Omit pictures and quote the listing below line by line, from its start through the line that holds "import pandas as pd".

********

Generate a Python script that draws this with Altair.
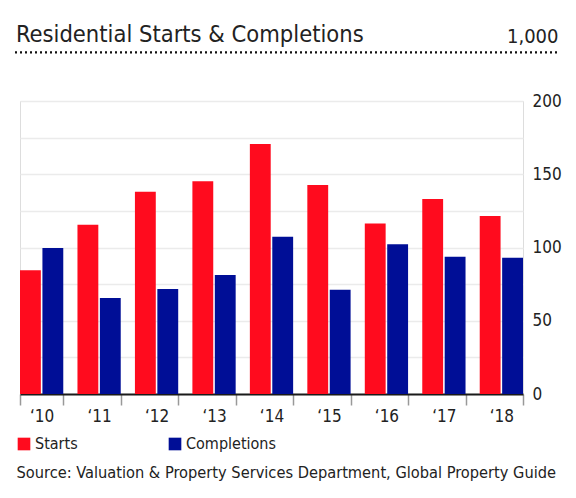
import altair as alt
import pandas as pd

# ---- data (thousands of units) ----
years = ["‘10", "‘11", "‘12", "‘13", "‘14", "‘15", "‘16", "‘17", "‘18"]
starts = [84.4, 115.5, 138.1, 145.2, 170.6, 142.7, 116.3, 133.1, 121.5]
completions = [99.7, 65.5, 71.7, 81.2, 107.4, 71.2, 102.2, 93.7, 93.0]
series = ["Starts", "Completions"]
colors = ["#ff0b1e", "#000e96"]
y_ticks = [0, 25, 50, 75, 100, 125, 150, 175, 200]

rows = []
for i, y in enumerate(years):
    rows.append({"year": y, "series": "Starts", "value": starts[i]})
    rows.append({"year": y, "series": "Completions", "value": completions[i]})
df = pd.DataFrame(rows)
deco_df = pd.DataFrame({"k": [0]})

FONT = "DejaVu Sans Condensed, Liberation Sans Narrow, DejaVu Sans"
W, H = 503, 293

xscale = alt.Scale(domain=years, paddingInner=0.247, paddingOuter=0)
yscale = alt.Scale(domain=[0, 200])

xaxis = alt.Axis(title="Source: Valuation & Property Services Department, Global Property Guide",
                 labelAngle=0, ticks=True, tickBand="extent", tickSize=11, tickWidth=1.5,
                 tickColor="#999999", domain=True, domainColor="#1a1a1a",
                 domainWidth=2, labelFontSize=17, labelColor="#222",
                 labelPadding=3, labelFont=FONT, grid=False,
                 titleFont=FONT, titleFontSize=16.25, titleFontWeight="normal",
                 titleColor="#222", titleAnchor="start", titleAlign="left",
                 titleBaseline="alphabetic", titleX=-4, titleY=83)
yaxis = alt.Axis(orient="right", values=y_ticks, ticks=False,
                 domain=False, grid=True, gridColor="#ebebeb", gridWidth=1.5,
                 labelExpr="datum.value % 50 == 0 ? datum.label : ''",
                 labelFontSize=17, labelColor="#222",
                 labelPadding=9, labelFont=FONT, title="1,000", titleAngle=0,
                 titleFont=FONT, titleFontSize=20, titleFontWeight="normal",
                 titleColor="#222", titleAlign="right", titleBaseline="alphabetic",
                 titleX=35, titleY=-59)

bars = alt.Chart(df).mark_bar().encode(
    x=alt.X("year:N", sort=years, scale=xscale, axis=xaxis),
    xOffset=alt.XOffset("series:N", sort=series, scale=alt.Scale(domain=series, paddingInner=0.07)),
    y=alt.Y("value:Q", scale=yscale, axis=yaxis),
    color=alt.Color("series:N", sort=series,
                    scale=alt.Scale(domain=series, range=colors),
                    legend=alt.Legend(title=None, orient="none", legendX=-4, legendY=335,
                                      direction="horizontal", symbolType="square",
                                      symbolSize=160, symbolStrokeWidth=0,
                                      labelFont=FONT, labelFontSize=16, labelColor="#222",
                                      labelOffset=3, columnPadding=89, padding=0)),
)

dots = alt.Chart(deco_df).mark_rule(color="#111", strokeWidth=2.2, strokeDash=[2, 3]).encode(
    x=alt.value(-5), x2=alt.value(540), y=alt.value(-48.7)
)

chart = alt.layer(bars, dots).properties(
    width=W, height=H,
    title=alt.TitleParams("Residential Starts & Completions", anchor="start", font=FONT,
                          fontSize=23.5, fontWeight="normal", color="#222", dx=2, dy=43,
                          baseline="alphabetic"),
    autosize=alt.AutoSizeParams(type="none"),
    padding={"left": 12, "top": 93, "right": 45, "bottom": 88},
).configure_view(strokeWidth=0).configure_axisX(grid=False).configure(font=FONT)

chart.save("out.html", embed_options={"renderer": "svg", "actions": False})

********

> **Finished exercise**:
Generate a Python script that draws this with Altair.
import altair as alt
import pandas as pd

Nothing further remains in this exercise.